Leaving out every picture, copy the lines of the data exactly, from the first through the line containing "import * as".
########################################
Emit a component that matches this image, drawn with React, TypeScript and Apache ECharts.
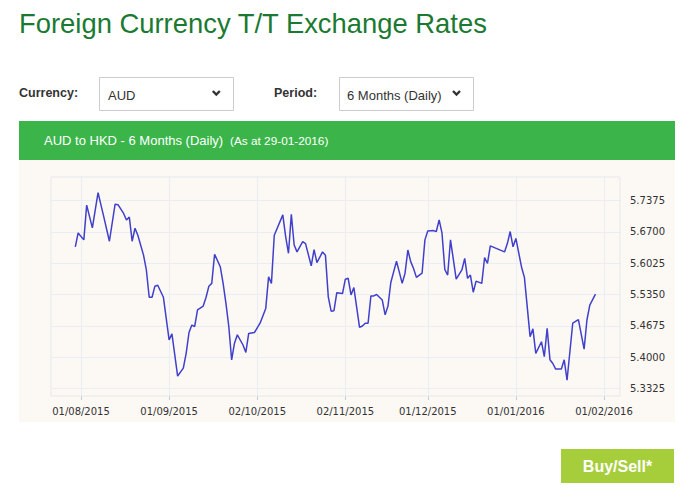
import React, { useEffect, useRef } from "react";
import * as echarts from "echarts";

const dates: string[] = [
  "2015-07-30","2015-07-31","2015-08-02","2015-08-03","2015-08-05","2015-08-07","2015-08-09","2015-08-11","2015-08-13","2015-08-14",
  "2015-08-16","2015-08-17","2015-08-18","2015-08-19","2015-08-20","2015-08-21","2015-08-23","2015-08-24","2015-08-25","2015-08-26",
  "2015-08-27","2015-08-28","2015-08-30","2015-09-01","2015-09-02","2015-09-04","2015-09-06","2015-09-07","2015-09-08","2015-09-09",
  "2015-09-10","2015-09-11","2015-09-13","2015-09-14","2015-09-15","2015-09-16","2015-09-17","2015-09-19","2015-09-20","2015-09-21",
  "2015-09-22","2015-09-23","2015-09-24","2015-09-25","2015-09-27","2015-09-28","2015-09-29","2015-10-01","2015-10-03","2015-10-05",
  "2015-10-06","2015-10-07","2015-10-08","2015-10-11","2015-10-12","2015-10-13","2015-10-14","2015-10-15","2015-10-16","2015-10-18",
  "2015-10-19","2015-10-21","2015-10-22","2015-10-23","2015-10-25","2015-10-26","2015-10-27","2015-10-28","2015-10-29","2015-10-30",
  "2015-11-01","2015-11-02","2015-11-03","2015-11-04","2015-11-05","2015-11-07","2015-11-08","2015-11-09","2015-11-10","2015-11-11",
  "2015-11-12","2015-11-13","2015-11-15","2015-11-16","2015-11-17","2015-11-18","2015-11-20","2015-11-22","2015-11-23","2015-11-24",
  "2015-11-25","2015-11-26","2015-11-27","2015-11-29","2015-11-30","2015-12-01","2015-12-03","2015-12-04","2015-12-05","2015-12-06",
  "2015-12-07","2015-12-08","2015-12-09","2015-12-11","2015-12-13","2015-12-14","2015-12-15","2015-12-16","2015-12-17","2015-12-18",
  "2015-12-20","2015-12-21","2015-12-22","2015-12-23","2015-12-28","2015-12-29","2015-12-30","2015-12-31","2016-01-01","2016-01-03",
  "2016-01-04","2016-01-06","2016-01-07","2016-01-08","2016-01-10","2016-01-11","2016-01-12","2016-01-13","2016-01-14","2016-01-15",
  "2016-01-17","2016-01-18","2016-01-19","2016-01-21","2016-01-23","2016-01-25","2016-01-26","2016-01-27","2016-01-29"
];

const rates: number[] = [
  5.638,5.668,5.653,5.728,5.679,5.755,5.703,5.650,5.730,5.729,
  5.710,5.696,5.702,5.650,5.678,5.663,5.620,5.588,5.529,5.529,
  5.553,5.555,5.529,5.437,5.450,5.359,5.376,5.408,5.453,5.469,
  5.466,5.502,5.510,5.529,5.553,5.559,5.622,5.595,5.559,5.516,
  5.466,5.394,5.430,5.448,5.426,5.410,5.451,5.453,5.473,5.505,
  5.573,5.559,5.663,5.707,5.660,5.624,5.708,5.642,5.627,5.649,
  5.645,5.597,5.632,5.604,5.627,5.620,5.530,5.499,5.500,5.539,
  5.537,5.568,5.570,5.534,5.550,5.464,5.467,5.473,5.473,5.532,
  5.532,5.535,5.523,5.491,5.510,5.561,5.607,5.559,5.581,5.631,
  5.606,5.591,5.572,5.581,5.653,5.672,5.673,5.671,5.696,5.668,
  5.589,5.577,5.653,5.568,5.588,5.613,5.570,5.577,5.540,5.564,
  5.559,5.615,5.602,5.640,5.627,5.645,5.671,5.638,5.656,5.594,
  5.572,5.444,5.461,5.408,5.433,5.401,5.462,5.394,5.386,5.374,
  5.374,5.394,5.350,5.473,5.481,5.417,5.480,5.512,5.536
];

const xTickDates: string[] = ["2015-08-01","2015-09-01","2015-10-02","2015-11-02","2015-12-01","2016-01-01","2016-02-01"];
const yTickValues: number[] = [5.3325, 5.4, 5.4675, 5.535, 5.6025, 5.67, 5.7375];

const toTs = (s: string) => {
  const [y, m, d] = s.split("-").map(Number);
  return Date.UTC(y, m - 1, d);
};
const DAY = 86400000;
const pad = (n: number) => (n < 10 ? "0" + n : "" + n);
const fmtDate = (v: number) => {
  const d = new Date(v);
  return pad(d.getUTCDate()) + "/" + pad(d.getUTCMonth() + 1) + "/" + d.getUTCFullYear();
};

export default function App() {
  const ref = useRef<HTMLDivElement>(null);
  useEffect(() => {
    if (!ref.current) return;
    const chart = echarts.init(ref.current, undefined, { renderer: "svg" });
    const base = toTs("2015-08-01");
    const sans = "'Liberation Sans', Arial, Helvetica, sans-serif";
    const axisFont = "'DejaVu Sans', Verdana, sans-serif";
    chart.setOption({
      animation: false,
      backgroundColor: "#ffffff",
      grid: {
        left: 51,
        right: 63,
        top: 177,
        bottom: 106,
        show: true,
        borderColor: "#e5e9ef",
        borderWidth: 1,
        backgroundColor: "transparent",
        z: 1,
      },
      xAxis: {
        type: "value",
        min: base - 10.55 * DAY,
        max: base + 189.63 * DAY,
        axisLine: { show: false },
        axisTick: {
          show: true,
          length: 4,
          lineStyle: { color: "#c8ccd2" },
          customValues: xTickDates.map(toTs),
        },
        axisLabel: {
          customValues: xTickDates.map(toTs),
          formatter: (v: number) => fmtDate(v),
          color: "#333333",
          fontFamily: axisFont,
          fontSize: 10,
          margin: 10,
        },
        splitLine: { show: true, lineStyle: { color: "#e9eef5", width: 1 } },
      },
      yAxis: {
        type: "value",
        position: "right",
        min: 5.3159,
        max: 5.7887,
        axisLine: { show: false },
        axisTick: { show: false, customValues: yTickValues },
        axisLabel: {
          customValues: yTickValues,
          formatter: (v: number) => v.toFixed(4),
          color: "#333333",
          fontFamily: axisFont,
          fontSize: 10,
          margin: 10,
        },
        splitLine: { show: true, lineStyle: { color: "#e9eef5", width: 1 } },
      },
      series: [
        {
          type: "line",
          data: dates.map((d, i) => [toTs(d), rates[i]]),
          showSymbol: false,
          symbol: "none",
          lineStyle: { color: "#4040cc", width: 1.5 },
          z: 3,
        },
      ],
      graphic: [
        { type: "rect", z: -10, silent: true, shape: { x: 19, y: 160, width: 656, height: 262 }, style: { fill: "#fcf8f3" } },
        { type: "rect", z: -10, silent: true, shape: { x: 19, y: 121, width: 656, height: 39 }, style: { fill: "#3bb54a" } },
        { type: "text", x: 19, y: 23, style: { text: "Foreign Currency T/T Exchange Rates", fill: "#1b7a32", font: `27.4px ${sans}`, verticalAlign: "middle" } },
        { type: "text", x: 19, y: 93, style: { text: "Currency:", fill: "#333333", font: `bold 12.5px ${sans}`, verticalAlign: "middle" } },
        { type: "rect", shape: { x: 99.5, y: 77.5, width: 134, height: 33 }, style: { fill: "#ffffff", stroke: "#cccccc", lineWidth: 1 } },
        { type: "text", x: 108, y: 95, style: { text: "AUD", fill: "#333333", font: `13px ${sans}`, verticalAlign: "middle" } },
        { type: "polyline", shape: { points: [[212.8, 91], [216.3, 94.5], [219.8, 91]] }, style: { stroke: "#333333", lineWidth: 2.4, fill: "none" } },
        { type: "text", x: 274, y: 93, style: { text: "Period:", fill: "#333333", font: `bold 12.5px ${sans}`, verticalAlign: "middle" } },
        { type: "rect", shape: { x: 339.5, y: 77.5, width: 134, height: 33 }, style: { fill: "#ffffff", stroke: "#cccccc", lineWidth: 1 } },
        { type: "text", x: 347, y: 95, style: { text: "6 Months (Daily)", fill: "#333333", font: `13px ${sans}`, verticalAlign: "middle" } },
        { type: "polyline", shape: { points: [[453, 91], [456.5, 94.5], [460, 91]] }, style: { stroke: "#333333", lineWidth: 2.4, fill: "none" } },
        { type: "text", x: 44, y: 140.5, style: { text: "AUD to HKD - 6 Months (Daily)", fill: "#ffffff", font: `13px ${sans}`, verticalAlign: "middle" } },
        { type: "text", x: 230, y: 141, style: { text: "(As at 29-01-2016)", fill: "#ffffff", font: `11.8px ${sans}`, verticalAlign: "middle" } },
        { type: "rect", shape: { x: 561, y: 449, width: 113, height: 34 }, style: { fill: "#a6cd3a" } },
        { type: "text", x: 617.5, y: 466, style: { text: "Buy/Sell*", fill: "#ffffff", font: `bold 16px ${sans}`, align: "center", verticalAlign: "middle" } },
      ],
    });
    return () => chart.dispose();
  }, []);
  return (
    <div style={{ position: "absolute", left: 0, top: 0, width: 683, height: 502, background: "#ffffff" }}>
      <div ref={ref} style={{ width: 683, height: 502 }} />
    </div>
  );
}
########################################
TASK ANSWER
Emit a component that matches this image, drawn with React, TypeScript and Apache ECharts.
import React, { useEffect, useRef } from "react";
import * as echarts from "echarts";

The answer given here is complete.